Marilyn Mosby, the Maryland state attorney for Baltimore who on Friday announced charges against six city police officers for the death of Freddie Gray, said last year that a St. Louis County grand jury’s decision not to indict Darren Wilson in the shooting death of Michael Brown “breaks [her] heart” and that a special prosecutor should have been appointed to handle the case.
The revelation comes as Mosby is being asked to recuse herself and appoint a special prosecutor to handle the case against six Baltimore police officers now charged with a range of crimes in the death of 25-year-old Freddie Gray.
Baltimore’s Fraternal Order of Police slammed Mosby’s charging announcement, calling it a “rush to judgement.” The group said that Mosby should recuse herself from the case because her husband, Nick Mosby, is a city councilman whose district encompasses the area where Gray was arrested earlier this month.
The organization fears that Nick Mosby’s reelection chances will be hurt if his wife does not throw the book at the officers.
“It is clear that your husband’s political future will be directly impacted, for better or worse, by the outcome of your investigation,” Baltimore Fraternal Order of Police president Gene Ryan said after Mosby’s charging announcement.
Protests held in Baltimore on behalf of justice for Gray gave way to riots and looting earlier this week.
Mosby is also close to Billy Murphy Jr., the attorney representing the Gray family. Murphy donated $5,000 to Mosby’s political campaign and was a member of her transition committee following her November election, the Baltimore Sun reported. The Sun did note that the Fraternal Order of Police also donated to Mosby’s campaign.
During a surprise press conference on Friday, Mosby announced charges against the officers involved in arresting and transporting Gray ranging from misconduct to involuntary manslaughter to second-degree depraved-heart murder.
Gray was arrested April 12 following an arrest which Mosby said on Friday was illegal. Mosby also said that officers failed to properly restrain Gray after placing him in a transport van. She said they also failed to provide medical care even after he asked for it. Gray suffered a broken neck and died on April 19. (RELATED: Six Baltimore Officers Charged In Freddie Gray’s Death)

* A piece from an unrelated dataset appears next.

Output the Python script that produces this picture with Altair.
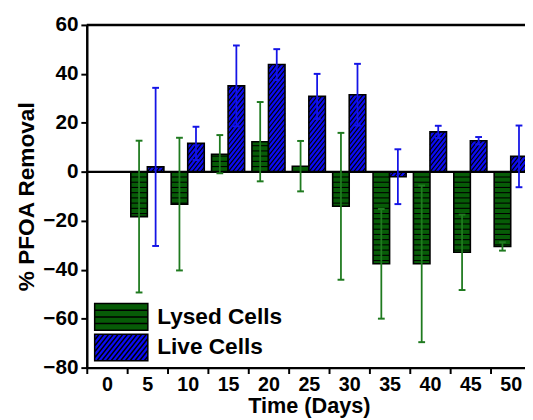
import altair as alt
import pandas as pd

# ---- data ----
days = [0, 5, 10, 15, 20, 25, 30, 35, 40, 45, 50]
lysed = [0, -18.3, -13.2, 7.2, 12.3, 2.3, -14.1, -37.6, -37.6, -32.9, -30.5]
lysed_err = [0, 31.0, 27.1, 7.8, 16.2, 10.3, 30.0, 22.4, 32.0, 15.4, 1.7]
live = [0, 2.0, 11.6, 35.1, 43.8, 30.8, 31.5, -2.0, 16.3, 12.7, 6.3]
live_err = [0, 32.3, 6.8, 16.5, 6.3, 9.2, 12.6, 11.2, 2.5, 1.5, 12.6]
series_names = ["Lysed Cells", "Live Cells"]
y_ticks = [-80, -60, -40, -20, 0, 20, 40, 60]

# ---- styles ----
fill_colors = ["#075c07", "#0c0cf2"]
err_colors = ["#1f7a1f", "#1414e6"]
FONT = "Liberation Sans"
PLOT_W, PLOT_H = 445, 348
BAND_RANGE = 451
PAD_OUT = 0.22
WD = 5 / (2 + 2 * PAD_OUT)          # bar width in day units
PX_PER_UNIT = PLOT_H / 140.0
STRIPE = 5.3 / PX_PER_UNIT
HATCH_H = 5.5 / PX_PER_UNIT
HATCH_R = (WD * BAND_RANGE / 55.0) * 1.25 / PX_PER_UNIT
CAP = 0.42

rows = []
for i, d in enumerate(days):
    rows.append(dict(day=d, series=series_names[0], value=lysed[i], err=lysed_err[i], side=-1,
                     ecol=err_colors[0], fcol=fill_colors[0]))
    rows.append(dict(day=d, series=series_names[1], value=live[i], err=live_err[i], side=1,
                     ecol=err_colors[1], fcol=fill_colors[1]))
df = pd.DataFrame(rows)

# legend swatch paths (units scaled by sqrt(size)/2 = 13.5 px)
path_lysed = "M-2,-1H2V1H-2Z M-2,-0.5H2 M-2,0H2 M-2,0.5H2"
segs = []
m = 1.25
c = -1 - 2 * m
while c <= 1 + 2 * m:
    xa = max(-2.0, (c - 1) / m)
    xb = min(2.0, (c + 1) / m)
    if xb - xa > 0.02:
        segs.append("M%.3f,%.3fL%.3f,%.3f" % (xa, c - m * xa, xb, c - m * xb))
    c += 0.444
path_live = "M-2,-1H2V1H-2Z " + " ".join(segs)

yscale = alt.Scale(domain=[-80, 60], nice=False, zero=False)
yaxis = alt.Axis(values=y_ticks, title="% PFOA Removal", grid=False,
                 domainColor="black", domainWidth=2.5, tickColor="black", tickWidth=2, tickSize=6,
                 labelFont=FONT, labelFontSize=21, labelFontWeight="bold", labelColor="black", labelPadding=3,
                 titleFont=FONT, titleFontSize=23, titleFontWeight="bold", titleColor="black", titlePadding=4)
xband = alt.Scale(domain=days, range=[0, BAND_RANGE], paddingInner=0, paddingOuter=0)
xaxis = alt.Axis(title="Time (Days)", labelAngle=0, tickBand="extent", grid=False,
                 domainColor="black", domainWidth=2.5, tickColor="black", tickWidth=2, tickSize=6,
                 labelFont=FONT, labelFontSize=20, labelFontWeight="bold", labelColor="black", labelPadding=1,
                 titleFont=FONT, titleFontSize=22, titleFontWeight="bold", titleColor="black", titlePadding=2)
xq = alt.Scale(domain=[-2.5, 52.5], range=[0, BAND_RANGE], nice=False, zero=False)
color_scale = alt.Scale(domain=series_names, range=fill_colors)

base = alt.Chart(df)

bars = base.mark_bar(stroke="black", strokeWidth=1.6).encode(
    x=alt.X("day:O", scale=xband, axis=xaxis),
    xOffset=alt.XOffset("series:N", scale=alt.Scale(domain=series_names, paddingOuter=PAD_OUT, paddingInner=0)),
    y=alt.Y("value:Q", scale=yscale, axis=yaxis),
    y2=alt.datum(0),
    fill=alt.Fill("fcol:N", scale=None),
)

stripes = base.transform_filter(
    "datum.series == 'Lysed Cells' && datum.value != 0"
).transform_calculate(
    k="sequence(1, ceil(abs(datum.value) / %f))" % STRIPE
).transform_flatten(["k"]).transform_calculate(
    ys="(datum.value < 0 ? -1 : 1) * datum.k * %f" % STRIPE,
    xs="datum.day - %f" % WD,
    xe="datum.day",
).transform_filter("abs(datum.ys) < abs(datum.value) - 0.3").mark_rule(color="black", strokeWidth=1.1).encode(
    x=alt.X("xs:Q", scale=xq, axis=None), x2="xe:Q",
    y=alt.Y("ys:Q", scale=yscale, axis=yaxis),
)

hatch = base.transform_filter(
    "datum.series == 'Live Cells' && datum.value != 0"
).transform_calculate(
    lo="min(0, datum.value)", hi="max(0, datum.value)"
).transform_calculate(
    ks="sequence(floor((datum.lo - %f) / %f), ceil(datum.hi / %f) + 1)" % (HATCH_R, HATCH_H, HATCH_H)
).transform_flatten(["ks"]).transform_calculate(
    y0="datum.ks * %f" % HATCH_H
).transform_calculate(
    ys="max(datum.y0, datum.lo)", ye="min(datum.y0 + %f, datum.hi)" % HATCH_R
).transform_filter("datum.ye - datum.ys > 0.05").transform_calculate(
    xs="datum.day + (datum.ys - datum.y0) / %f * %f" % (HATCH_R, WD),
    xe="datum.day + (datum.ye - datum.y0) / %f * %f" % (HATCH_R, WD),
).mark_rule(color="black", strokeWidth=1.1).encode(
    x=alt.X("xs:Q", scale=xq, axis=None), x2="xe:Q",
    y=alt.Y("ys:Q", scale=yscale, axis=yaxis), y2="ye:Q",
)

errbase = base.transform_filter("datum.err > 0").transform_calculate(
    xc="datum.day + datum.side * %f" % (WD / 2),
    lo="datum.value - datum.err", hi="datum.value + datum.err",
).transform_calculate(cl="datum.xc - %f" % CAP, cr="datum.xc + %f" % CAP)

whisk = errbase.mark_rule(strokeWidth=1.8).encode(
    x=alt.X("xc:Q", scale=xq, axis=None),
    y=alt.Y("lo:Q", scale=yscale, axis=yaxis), y2="hi:Q",
    stroke=alt.Stroke("ecol:N", scale=None),
)
cap_lo = errbase.mark_rule(strokeWidth=2).encode(
    x=alt.X("cl:Q", scale=xq, axis=None), x2="cr:Q",
    y=alt.Y("lo:Q", scale=yscale, axis=yaxis),
    stroke=alt.Stroke("ecol:N", scale=None),
)
cap_hi = errbase.mark_rule(strokeWidth=2).encode(
    x=alt.X("cl:Q", scale=xq, axis=None), x2="cr:Q",
    y=alt.Y("hi:Q", scale=yscale, axis=yaxis),
    stroke=alt.Stroke("ecol:N", scale=None),
)

zero_line = alt.Chart(pd.DataFrame({"z": [0]})).mark_rule(color="black", strokeWidth=2.2).encode(
    y=alt.Y("z:Q", scale=yscale, axis=yaxis))
top_line = alt.Chart(pd.DataFrame({"z": [60]})).mark_rule(color="black", strokeWidth=2.5).encode(
    y=alt.Y("z:Q", scale=yscale, axis=yaxis))

leg = alt.Legend(title=None, orient="none", legendX=20.5, legendY=282, padding=0,
                 symbolSize=729, rowPadding=-4, labelOffset=22,
                 labelFont=FONT, labelFontSize=23, labelFontWeight="bold", labelColor="black",
                 symbolStrokeWidth=1.5, symbolOpacity=1)
legend_layer = base.transform_filter("datum.day == 0").mark_point(
    filled=True, opacity=0, stroke="black", strokeWidth=1.5
).encode(
    color=alt.Color("series:N", scale=color_scale, legend=leg),
    shape=alt.Shape("series:N", scale=alt.Scale(domain=series_names, range=[path_lysed, path_live]), legend=leg),
)

chart = alt.layer(
    bars, stripes, hatch, zero_line, whisk, cap_lo, cap_hi, top_line, legend_layer
).resolve_scale(x="independent").properties(
    width=PLOT_W, height=PLOT_H,
    autosize=alt.AutoSizeParams(type="none"),
    padding={"left": 80, "top": 14, "right": 0, "bottom": 50},
).configure_view(stroke=None).configure(background="white")

chart.save("out.html", embed_options={"renderer": "svg", "actions": False})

Besides potential political and personal conflicts of interest, Marilyn Mosby and her husband have also spoken out publicly in other high-profile cases, including the cases of Michael Brown and Trayvon Martin, the Florida 17-year-old who was fatally shot by George Zimmerman in Feb. 2012.
After Zimmerman’s acquittal of second-degree murder in July 2013, Marilyn Mosby attended a protest rally held at the federal courthouse in Baltimore. She spoke along with pastor Jamal Bryant, who has been a prominent figure in the media during the Gray case. They were joined by activist Faraji Muhammad and spoke about young black men being targeted for violence.
Though Mosby seemingly felt that the justice system failed by not returning a guilty verdict for Zimmerman, evidence strongly suggested that he shot Martin in self-defense as the teenager was straddling him and punching him in the face and slamming his head. (RELATED: Law Professor: Baltimore Officers Were Likely Overcharged, Charges Will Be Dismissed)
Nick Mosby went further than a mere rally in response to what he saw as an unjust verdict. The city councilman called on city government officials to boycott Florida businesses.
“The marches and rallies are great, but when it relates to economics, it can drive change,” Mosby said in Aug. 2013.
Marilyn Mosby also publicly criticized Bob McCulloch, the St. Louis County prosecutor who opened a grand jury investigation on Wilson.
Wilson, who is White, shot the 18-year-old Brown numerous times following an altercation on Aug. 9. Brown had just stolen cigars from a nearby convenience store. Witnesses saw Brown punch Wilson inside of his police car. After a chase, Wilson said he shot Brown after the man turned and charged at him.
In a panel discussion in December on News One Now, Mosby called McCulloch’s handling of that case “problematic” and “questionable” and strongly implied that racial dynamics were at play.
“We have to question the motives,” she said.
And germane to the Gray case, Mosby said that McCulloch’s handling of the Wilson grand jury was the reason that officials should “bring in special prosecutors.”
Despite her apparent support for the idea of special prosecutors, Mosby has given no indication that she believes that the Gray case warrants similar oversight, despite the numerous conflicts of interest at play.
Mosby also spoke of the racial dynamics at play during the Ferguson fallout.
Of McCulloch, she said, “so you have an individual that’s been in office, and does not share your interests and your values and is making decisions about your daily life.”
She noted that Ferguson is 68 percent black, and that only six percent of that population votes.
She said that the grand jury’s decision to not indict Wilson “tears my heart apart as a mother.”
“But I’ve got to tell you that I’m glad that we’re finally having the conversation and realizing how important that role of a prosecutor is and how awesome that discretion is,” Mosby said, adding that officials like McCulloch must be held accountable and that change occurs at the voting booth.